June 29, 2003
United Nations Security Council ambassadors worked today to assemble an international peace force for war-devastated Liberia, which is preparing for talks with Nigeria, a regional power expected to play a lead role in any deployment. Security Council diplomats were looking toward the United States, a holdout in the growing drive for peacekeepers. European and African diplomats say Washington should take a larger role in efforts to end the escalating three-year war in American-founded Liberia. "It's their baby, and they have a responsibility there," Cameroon Ambassador Martin Chungong Ayafor said of the United States, echoing earlier comments of British and French diplomats and others. President George W. Bush declared on Thursday that President Charles Taylor, an indicted UN war crimes suspect, must step down. Americans largely have little awareness of what Liberians see as a lasting, special bond. Washington has shown no willingness to lead an international peace force between some of West Africa's most vicious and undisciplined fighters.
Security Council members, on the second stop of a West African mission focusing on Liberia, travelled Sunday to the Nigerian capital of Abuja for talks with President Olusegun Obasanjo and Mohamed Ibn Chambas, executive secretary of West Africa's bloc of regional leaders. Chambas' group has promised a 5,000-troop force to separate Liberia's warring sides. Nigeria's military — West Africa's largest, best-armed and best-trained — could lead such a force. Meetings came after UN Secretary General Kofi Annan urged deployment of an international force, warning Saturday of a ``humanitarian tragedy" as Liberia's rebels and government battle for control of a capital with more than one million trapped residents and refugees. Chambas, going into closed meetings with UN ambassadors, called for co-ordination between the Security Council and Liberia's neighbours. British Ambassador Jeremy Greenstock declared the Security Council "very keen to work out with you and the leaders of the region how we can find the instruments" to end the conflict.
Obasanjo's military has taken the lead in West African peace forces for years. Nigeria has led past deployments in Liberia during the 1989-1996 civil war, when Taylor — then a warlord — pitted his troops against the West African intervention force. Liberia's crisis has rebels attacking the capital, Monrovia, in their fight to oust Taylor, who won presidential elections in 1997 and is accused of continuing to fuel West Africa's arms trade, illicit diamond traffic and conflicts.
With pressure building abroad and among Liberia's desperate people for an international force, Taylor has declared his willingness for such a deployment — and urged the United States to become more involved. Taylor toured battle-devastated western neighbourhoods Sunday in a bulletproof Mercedes under guard of machine-guns and rocket-launchers. He thanked his rag-tag, largely unpaid fighters for their ``gallantry," but ordered them to stop the night-time robberies and shooting that continue to panic the city.
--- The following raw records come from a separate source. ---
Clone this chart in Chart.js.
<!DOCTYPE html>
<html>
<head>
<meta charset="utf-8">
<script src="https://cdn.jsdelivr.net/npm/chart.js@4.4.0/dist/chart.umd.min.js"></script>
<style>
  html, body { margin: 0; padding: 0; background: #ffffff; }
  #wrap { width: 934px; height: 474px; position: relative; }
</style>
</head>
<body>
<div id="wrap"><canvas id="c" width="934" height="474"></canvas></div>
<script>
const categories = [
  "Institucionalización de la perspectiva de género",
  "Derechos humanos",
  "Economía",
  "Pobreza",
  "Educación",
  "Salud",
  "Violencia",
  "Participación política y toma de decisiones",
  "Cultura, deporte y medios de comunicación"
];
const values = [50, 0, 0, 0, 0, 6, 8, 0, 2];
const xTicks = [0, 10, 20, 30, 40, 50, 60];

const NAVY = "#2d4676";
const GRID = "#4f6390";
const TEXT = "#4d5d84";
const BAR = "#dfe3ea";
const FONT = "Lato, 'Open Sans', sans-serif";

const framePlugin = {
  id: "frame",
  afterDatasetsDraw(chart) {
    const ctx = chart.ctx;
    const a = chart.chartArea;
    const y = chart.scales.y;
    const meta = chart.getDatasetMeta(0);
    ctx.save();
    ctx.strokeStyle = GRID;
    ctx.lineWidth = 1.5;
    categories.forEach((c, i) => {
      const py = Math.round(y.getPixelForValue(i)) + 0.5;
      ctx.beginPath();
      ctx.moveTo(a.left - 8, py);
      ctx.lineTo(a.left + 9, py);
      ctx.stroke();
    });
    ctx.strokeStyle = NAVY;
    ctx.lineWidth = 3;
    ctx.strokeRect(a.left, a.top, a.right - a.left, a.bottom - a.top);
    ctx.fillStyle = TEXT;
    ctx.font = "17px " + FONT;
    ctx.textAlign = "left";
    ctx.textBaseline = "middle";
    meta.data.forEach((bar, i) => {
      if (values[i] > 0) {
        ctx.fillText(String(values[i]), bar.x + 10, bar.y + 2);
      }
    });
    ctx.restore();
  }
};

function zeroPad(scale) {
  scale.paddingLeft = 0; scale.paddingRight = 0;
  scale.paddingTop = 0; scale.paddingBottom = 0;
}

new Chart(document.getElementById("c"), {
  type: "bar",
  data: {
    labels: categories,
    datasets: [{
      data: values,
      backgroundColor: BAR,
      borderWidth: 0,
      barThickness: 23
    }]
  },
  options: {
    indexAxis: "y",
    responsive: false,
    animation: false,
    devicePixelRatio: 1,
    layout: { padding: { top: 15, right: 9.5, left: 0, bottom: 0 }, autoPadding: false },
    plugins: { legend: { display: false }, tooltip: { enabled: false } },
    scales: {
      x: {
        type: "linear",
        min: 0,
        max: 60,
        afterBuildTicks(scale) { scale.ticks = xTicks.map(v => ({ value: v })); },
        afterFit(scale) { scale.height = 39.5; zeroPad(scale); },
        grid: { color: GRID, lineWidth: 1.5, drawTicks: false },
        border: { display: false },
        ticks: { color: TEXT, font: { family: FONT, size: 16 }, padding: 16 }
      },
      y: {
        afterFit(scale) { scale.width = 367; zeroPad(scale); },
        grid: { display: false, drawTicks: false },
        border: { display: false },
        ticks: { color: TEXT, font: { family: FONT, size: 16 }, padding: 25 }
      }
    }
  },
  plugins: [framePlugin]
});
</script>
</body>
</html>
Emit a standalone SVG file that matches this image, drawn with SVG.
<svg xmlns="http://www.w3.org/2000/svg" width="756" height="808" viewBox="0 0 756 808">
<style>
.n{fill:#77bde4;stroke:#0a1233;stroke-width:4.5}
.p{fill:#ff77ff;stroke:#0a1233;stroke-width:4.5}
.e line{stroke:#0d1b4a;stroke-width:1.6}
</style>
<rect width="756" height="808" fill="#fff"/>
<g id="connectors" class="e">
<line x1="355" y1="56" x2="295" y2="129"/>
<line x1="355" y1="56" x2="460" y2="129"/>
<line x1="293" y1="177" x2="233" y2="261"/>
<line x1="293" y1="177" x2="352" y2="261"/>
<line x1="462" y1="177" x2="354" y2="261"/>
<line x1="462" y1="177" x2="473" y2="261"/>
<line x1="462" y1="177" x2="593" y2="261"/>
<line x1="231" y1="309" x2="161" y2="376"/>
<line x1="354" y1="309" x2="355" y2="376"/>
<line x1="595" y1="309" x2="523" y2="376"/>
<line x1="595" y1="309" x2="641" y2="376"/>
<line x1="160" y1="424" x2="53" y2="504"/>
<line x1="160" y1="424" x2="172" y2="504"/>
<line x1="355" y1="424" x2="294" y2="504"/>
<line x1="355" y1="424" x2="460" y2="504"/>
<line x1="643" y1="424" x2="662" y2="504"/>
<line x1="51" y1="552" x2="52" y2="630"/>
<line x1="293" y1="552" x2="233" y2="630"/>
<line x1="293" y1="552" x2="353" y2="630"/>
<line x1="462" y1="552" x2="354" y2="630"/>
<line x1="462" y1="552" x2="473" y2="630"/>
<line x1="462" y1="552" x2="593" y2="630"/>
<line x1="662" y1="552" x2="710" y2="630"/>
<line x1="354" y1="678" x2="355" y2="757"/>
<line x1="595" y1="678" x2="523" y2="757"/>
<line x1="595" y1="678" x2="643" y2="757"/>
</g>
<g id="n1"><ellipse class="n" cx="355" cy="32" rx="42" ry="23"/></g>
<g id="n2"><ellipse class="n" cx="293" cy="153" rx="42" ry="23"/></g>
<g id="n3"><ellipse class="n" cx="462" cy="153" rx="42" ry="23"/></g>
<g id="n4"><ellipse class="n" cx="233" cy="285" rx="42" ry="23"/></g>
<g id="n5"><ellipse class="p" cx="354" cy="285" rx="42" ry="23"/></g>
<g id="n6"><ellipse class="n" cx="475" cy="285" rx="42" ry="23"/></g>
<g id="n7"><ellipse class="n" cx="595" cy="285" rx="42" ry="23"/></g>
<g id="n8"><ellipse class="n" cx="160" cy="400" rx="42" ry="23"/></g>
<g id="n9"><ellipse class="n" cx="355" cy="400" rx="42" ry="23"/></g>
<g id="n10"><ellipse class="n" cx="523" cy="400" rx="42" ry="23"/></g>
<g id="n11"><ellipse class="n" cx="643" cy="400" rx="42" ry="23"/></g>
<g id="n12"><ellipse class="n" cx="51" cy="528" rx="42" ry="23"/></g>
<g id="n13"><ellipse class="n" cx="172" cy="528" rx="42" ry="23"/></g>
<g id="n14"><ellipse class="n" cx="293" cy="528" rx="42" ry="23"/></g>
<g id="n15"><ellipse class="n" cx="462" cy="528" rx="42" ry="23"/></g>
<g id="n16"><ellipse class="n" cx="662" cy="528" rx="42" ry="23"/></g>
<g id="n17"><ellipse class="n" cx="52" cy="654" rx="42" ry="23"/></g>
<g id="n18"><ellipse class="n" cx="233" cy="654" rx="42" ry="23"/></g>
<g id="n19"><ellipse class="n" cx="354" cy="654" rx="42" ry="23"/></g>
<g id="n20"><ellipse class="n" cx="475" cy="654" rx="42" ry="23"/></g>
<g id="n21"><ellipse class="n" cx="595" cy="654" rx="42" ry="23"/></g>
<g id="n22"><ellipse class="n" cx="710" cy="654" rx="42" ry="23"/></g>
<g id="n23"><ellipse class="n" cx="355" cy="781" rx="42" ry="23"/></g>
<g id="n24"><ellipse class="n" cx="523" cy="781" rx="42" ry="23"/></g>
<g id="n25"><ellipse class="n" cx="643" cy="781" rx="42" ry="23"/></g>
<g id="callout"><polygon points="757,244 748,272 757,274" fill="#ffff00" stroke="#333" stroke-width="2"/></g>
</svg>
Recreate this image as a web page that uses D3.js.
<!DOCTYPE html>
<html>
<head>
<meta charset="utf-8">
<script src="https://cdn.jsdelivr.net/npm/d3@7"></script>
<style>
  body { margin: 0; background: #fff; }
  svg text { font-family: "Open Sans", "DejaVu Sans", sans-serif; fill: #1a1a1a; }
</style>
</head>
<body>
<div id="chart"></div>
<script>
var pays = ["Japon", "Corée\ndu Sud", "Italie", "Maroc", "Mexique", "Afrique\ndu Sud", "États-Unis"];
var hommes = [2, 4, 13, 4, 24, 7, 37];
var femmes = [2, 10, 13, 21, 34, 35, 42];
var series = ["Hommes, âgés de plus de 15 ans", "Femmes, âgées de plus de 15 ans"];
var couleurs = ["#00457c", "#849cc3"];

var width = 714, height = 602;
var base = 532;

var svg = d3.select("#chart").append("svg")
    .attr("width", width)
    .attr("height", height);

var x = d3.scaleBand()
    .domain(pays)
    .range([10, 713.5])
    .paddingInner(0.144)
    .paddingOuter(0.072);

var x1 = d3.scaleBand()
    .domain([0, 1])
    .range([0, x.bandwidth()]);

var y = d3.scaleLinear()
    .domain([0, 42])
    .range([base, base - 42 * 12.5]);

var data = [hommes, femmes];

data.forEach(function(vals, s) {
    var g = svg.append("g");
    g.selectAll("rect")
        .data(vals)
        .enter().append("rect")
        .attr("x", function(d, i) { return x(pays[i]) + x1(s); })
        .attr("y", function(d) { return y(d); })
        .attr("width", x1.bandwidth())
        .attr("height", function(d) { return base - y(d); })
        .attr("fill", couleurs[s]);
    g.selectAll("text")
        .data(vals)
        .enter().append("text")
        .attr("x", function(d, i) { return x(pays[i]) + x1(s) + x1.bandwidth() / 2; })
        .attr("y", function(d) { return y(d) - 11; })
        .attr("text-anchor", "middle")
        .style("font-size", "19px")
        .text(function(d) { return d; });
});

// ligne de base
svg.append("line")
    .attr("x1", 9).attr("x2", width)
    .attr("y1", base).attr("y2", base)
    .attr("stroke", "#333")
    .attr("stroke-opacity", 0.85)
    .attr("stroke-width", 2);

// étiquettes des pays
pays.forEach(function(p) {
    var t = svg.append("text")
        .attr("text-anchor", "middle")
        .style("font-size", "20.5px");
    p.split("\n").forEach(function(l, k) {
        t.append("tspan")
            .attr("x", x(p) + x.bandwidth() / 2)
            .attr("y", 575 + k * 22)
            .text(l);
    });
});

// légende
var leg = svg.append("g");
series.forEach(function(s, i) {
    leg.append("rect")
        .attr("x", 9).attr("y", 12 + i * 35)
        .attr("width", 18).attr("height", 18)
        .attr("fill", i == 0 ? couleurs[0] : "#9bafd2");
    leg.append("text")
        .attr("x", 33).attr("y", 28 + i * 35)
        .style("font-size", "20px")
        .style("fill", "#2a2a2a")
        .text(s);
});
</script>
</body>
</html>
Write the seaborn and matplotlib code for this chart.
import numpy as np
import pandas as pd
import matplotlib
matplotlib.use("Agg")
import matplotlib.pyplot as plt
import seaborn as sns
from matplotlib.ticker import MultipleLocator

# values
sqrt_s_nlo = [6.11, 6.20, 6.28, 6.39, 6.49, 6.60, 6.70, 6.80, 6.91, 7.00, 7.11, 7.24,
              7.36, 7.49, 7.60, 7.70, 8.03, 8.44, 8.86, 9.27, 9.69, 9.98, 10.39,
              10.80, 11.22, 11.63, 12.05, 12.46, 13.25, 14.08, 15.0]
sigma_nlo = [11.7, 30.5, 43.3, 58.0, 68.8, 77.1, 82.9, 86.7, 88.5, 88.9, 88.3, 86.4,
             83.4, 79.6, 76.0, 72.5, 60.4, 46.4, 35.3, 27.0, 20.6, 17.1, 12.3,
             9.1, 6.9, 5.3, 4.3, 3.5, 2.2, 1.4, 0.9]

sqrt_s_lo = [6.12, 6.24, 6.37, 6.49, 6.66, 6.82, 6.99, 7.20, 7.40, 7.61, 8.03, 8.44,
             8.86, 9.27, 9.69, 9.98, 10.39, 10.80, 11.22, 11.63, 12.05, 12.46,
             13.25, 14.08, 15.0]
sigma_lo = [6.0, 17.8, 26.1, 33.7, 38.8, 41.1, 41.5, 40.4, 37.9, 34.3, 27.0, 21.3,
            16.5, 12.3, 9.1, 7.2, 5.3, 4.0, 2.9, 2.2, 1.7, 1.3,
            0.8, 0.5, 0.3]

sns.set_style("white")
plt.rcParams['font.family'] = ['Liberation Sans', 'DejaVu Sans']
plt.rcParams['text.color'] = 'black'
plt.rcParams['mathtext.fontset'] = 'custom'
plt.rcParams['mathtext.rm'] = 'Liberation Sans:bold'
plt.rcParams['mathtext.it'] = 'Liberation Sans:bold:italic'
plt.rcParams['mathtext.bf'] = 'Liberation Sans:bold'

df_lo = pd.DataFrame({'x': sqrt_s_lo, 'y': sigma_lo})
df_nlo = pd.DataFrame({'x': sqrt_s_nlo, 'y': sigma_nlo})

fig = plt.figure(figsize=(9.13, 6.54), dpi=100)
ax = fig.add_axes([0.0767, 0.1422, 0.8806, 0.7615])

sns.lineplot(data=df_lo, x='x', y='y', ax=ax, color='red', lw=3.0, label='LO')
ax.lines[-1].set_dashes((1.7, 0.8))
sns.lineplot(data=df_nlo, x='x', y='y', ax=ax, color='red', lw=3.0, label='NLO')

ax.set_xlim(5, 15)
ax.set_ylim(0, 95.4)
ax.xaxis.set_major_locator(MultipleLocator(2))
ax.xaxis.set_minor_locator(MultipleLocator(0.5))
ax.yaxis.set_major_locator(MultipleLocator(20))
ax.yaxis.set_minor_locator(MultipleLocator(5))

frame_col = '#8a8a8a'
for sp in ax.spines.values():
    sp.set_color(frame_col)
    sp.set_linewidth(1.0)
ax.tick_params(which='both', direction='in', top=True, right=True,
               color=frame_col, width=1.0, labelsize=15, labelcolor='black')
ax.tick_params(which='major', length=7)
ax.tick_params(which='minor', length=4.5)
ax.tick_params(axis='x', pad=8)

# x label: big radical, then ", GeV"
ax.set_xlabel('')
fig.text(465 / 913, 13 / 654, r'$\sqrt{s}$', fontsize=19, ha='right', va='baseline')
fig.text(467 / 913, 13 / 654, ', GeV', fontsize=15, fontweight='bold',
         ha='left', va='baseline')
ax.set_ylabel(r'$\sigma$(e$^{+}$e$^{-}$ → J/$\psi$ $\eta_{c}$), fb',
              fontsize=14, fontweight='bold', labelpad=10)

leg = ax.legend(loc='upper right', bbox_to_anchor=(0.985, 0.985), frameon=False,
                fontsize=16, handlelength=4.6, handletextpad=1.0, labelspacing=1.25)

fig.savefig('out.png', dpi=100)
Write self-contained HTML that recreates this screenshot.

Liberia was founded by former American slaves in the 19th century. It had strong ties with the United States through the Cold War, when it served as a leading U.S. base for intelligence activity against Libya. "America should take the lead," said Sando Moore, managing editor of Monrovia's New National daily. "If they don't like Taylor, that doesn't mean that they should turn their back to Liberia," Moore said. "Taylor is not Liberia." Britain, France, UN officials and others point to the effectiveness of recent British and French deployments in quelling conflicts in their former West African colonies. "As France is to Ivory Coast and Britain is to Sierra Leone, the United States is to Liberia," Ayafor, the Cameroon ambassador, said Sunday.